**YOUR OBJECTIVE**
Copy out the listing in full, exactly as written, but not its pictures.

**RECORDED INFORMATION**

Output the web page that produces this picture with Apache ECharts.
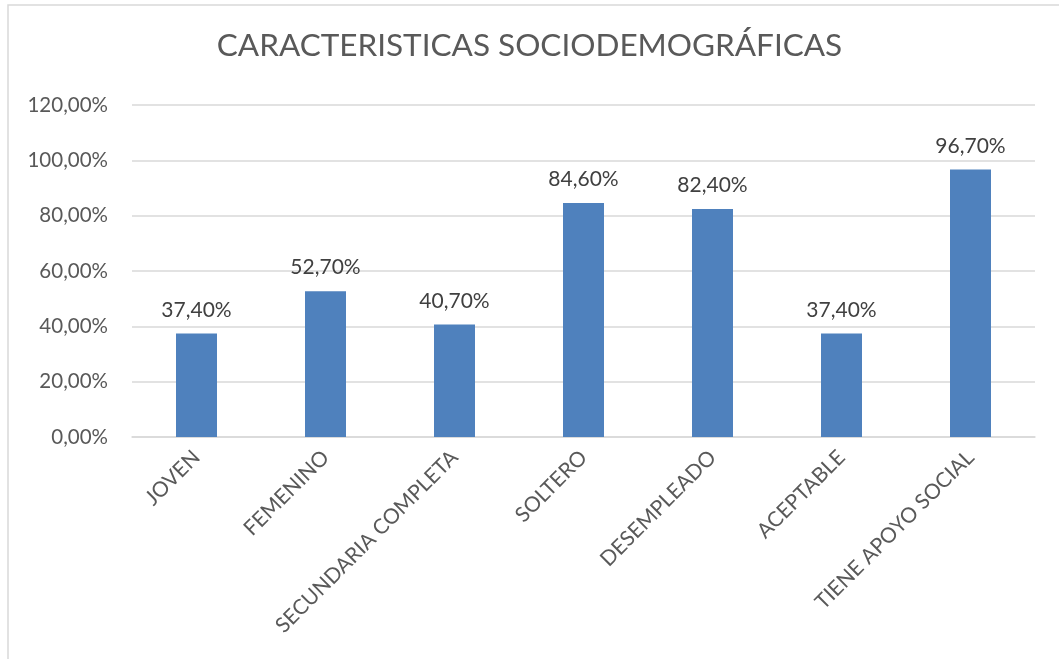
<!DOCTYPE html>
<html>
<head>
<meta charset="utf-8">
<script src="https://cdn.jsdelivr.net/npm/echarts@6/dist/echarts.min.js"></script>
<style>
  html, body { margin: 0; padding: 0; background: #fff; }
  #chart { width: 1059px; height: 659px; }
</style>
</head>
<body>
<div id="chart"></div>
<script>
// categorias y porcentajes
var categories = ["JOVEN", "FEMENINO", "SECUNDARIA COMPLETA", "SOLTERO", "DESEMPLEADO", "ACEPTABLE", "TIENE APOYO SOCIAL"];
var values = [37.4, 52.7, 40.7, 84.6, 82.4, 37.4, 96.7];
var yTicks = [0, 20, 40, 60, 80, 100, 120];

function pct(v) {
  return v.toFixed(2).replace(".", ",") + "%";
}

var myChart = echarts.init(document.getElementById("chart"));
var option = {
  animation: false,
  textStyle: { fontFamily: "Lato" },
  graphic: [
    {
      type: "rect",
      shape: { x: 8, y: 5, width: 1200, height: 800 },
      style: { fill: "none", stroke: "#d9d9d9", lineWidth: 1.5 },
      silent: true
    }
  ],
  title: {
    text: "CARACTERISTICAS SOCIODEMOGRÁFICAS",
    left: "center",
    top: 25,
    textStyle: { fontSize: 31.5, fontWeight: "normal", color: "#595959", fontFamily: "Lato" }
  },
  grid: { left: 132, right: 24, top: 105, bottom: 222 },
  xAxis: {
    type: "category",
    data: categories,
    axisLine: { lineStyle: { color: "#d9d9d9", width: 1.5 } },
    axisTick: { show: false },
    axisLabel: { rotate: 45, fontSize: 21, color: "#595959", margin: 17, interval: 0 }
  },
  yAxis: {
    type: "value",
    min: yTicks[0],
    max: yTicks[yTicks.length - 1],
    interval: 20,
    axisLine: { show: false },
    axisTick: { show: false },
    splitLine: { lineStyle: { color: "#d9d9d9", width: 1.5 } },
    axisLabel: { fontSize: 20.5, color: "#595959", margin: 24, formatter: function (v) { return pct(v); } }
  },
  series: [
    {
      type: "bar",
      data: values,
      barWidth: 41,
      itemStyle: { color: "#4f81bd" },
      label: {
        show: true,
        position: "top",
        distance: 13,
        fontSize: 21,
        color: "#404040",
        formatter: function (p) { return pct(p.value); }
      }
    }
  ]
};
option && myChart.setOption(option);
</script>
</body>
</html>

**SOLUTION TO THIS TASK**
Output the web page that produces this picture with Apache ECharts.
<!DOCTYPE html>
<html>
<head>
<meta charset="utf-8">
<script src="https://cdn.jsdelivr.net/npm/echarts@6/dist/echarts.min.js"></script>
<style>
  html, body { margin: 0; padding: 0; background: #fff; }
  #chart { width: 1059px; height: 659px; }
</style>
</head>
<body>
<div id="chart"></div>
<script>
// categorias y porcentajes
var categories = ["JOVEN", "FEMENINO", "SECUNDARIA COMPLETA", "SOLTERO", "DESEMPLEADO", "ACEPTABLE", "TIENE APOYO SOCIAL"];
var values = [37.4, 52.7, 40.7, 84.6, 82.4, 37.4, 96.7];
var yTicks = [0, 20, 40, 60, 80, 100, 120];

function pct(v) {
  return v.toFixed(2).replace(".", ",") + "%";
}

var myChart = echarts.init(document.getElementById("chart"));
var option = {
  animation: false,
  textStyle: { fontFamily: "Lato" },
  graphic: [
    {
      type: "rect",
      shape: { x: 8, y: 5, width: 1200, height: 800 },
      style: { fill: "none", stroke: "#d9d9d9", lineWidth: 1.5 },
      silent: true
    }
  ],
  title: {
    text: "CARACTERISTICAS SOCIODEMOGRÁFICAS",
    left: "center",
    top: 25,
    textStyle: { fontSize: 31.5, fontWeight: "normal", color: "#595959", fontFamily: "Lato" }
  },
  grid: { left: 132, right: 24, top: 105, bottom: 222 },
  xAxis: {
    type: "category",
    data: categories,
    axisLine: { lineStyle: { color: "#d9d9d9", width: 1.5 } },
    axisTick: { show: false },
    axisLabel: { rotate: 45, fontSize: 21, color: "#595959", margin: 17, interval: 0 }
  },
  yAxis: {
    type: "value",
    min: yTicks[0],
    max: yTicks[yTicks.length - 1],
    interval: 20,
    axisLine: { show: false },
    axisTick: { show: false },
    splitLine: { lineStyle: { color: "#d9d9d9", width: 1.5 } },
    axisLabel: { fontSize: 20.5, color: "#595959", margin: 24, formatter: function (v) { return pct(v); } }
  },
  series: [
    {
      type: "bar",
      data: values,
      barWidth: 41,
      itemStyle: { color: "#4f81bd" },
      label: {
        show: true,
        position: "top",
        distance: 13,
        fontSize: 21,
        color: "#404040",
        formatter: function (p) { return pct(p.value); }
      }
    }
  ]
};
option && myChart.setOption(option);
</script>
</body>
</html>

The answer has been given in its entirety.